◆ What is being asked: Your task is to repeat only the lines from the one with "Give me the" through the one with "const data = categories.map((c, i)", exactly as they stand, both ends included.

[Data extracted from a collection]

------------------------

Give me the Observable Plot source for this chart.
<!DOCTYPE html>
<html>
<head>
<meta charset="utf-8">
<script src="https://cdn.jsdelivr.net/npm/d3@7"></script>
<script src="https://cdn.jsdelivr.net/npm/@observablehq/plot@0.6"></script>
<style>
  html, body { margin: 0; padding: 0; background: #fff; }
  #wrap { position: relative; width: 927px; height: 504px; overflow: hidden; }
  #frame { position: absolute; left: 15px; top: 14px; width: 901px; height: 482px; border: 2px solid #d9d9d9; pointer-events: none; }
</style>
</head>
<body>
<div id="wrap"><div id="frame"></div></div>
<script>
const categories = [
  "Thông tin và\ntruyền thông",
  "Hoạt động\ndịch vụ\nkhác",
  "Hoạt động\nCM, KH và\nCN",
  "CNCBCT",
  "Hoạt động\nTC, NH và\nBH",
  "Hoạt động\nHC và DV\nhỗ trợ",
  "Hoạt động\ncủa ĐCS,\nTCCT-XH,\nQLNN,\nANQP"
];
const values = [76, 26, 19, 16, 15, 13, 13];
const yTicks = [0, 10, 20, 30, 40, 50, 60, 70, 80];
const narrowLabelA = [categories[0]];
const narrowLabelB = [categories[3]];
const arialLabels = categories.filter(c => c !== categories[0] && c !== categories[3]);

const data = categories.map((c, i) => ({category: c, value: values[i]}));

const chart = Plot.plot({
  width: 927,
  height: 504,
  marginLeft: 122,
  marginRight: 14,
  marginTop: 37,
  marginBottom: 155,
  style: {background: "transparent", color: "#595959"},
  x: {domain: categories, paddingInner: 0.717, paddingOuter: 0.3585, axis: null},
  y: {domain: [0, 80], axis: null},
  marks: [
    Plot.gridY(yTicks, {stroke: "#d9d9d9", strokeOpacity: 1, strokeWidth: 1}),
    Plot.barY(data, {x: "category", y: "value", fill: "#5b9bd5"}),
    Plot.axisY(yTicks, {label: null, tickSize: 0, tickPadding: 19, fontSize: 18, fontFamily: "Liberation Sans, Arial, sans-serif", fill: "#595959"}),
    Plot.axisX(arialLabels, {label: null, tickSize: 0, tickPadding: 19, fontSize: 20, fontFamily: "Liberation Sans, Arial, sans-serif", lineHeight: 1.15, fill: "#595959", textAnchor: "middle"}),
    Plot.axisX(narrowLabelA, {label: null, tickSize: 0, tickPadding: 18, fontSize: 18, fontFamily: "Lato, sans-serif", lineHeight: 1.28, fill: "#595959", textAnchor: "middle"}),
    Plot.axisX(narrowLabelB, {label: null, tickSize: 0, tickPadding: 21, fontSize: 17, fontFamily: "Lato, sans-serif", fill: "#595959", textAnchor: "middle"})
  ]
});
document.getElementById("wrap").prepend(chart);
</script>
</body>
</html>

------------------------

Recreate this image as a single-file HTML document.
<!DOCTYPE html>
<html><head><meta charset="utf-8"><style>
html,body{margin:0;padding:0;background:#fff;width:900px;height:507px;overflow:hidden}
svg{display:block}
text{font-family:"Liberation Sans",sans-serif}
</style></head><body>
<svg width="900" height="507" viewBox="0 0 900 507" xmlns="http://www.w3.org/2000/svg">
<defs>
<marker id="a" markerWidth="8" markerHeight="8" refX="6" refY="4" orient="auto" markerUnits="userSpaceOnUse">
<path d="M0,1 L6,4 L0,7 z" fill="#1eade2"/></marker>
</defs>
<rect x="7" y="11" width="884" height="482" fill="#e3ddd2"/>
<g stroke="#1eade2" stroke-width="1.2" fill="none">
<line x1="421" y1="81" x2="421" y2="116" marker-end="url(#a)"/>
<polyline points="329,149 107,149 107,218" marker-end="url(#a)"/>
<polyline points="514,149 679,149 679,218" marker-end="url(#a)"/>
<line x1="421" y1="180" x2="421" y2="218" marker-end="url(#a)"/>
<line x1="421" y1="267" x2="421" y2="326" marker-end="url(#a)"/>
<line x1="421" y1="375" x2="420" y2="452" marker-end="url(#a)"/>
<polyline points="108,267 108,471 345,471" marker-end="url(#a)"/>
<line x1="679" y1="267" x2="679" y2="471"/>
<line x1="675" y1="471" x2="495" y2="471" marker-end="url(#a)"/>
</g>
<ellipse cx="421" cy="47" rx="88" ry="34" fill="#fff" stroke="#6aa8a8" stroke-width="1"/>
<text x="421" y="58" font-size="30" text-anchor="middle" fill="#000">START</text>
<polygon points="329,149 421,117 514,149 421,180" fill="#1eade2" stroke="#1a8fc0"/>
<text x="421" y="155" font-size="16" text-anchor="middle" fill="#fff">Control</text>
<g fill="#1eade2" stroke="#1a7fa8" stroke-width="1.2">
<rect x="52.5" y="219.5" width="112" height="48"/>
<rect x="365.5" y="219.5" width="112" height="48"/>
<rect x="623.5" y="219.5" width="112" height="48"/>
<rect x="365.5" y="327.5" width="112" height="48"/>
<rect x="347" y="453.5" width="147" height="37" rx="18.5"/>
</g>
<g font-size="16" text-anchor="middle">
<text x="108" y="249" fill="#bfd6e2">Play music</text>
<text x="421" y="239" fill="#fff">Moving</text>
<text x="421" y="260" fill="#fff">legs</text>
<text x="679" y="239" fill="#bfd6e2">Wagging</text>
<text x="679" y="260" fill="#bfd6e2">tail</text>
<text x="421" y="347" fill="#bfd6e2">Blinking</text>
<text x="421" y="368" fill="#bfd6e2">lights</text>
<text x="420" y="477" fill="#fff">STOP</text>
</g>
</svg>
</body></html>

------------------------

◆ Answer:
Give me the Observable Plot source for this chart.
<!DOCTYPE html>
<html>
<head>
<meta charset="utf-8">
<script src="https://cdn.jsdelivr.net/npm/d3@7"></script>
<script src="https://cdn.jsdelivr.net/npm/@observablehq/plot@0.6"></script>
<style>
  html, body { margin: 0; padding: 0; background: #fff; }
  #wrap { position: relative; width: 927px; height: 504px; overflow: hidden; }
  #frame { position: absolute; left: 15px; top: 14px; width: 901px; height: 482px; border: 2px solid #d9d9d9; pointer-events: none; }
</style>
</head>
<body>
<div id="wrap"><div id="frame"></div></div>
<script>
const categories = [
  "Thông tin và\ntruyền thông",
  "Hoạt động\ndịch vụ\nkhác",
  "Hoạt động\nCM, KH và\nCN",
  "CNCBCT",
  "Hoạt động\nTC, NH và\nBH",
  "Hoạt động\nHC và DV\nhỗ trợ",
  "Hoạt động\ncủa ĐCS,\nTCCT-XH,\nQLNN,\nANQP"
];
const values = [76, 26, 19, 16, 15, 13, 13];
const yTicks = [0, 10, 20, 30, 40, 50, 60, 70, 80];
const narrowLabelA = [categories[0]];
const narrowLabelB = [categories[3]];
const arialLabels = categories.filter(c => c !== categories[0] && c !== categories[3]);

const data = categories.map((c, i) => ({category: c, value: values[i]}));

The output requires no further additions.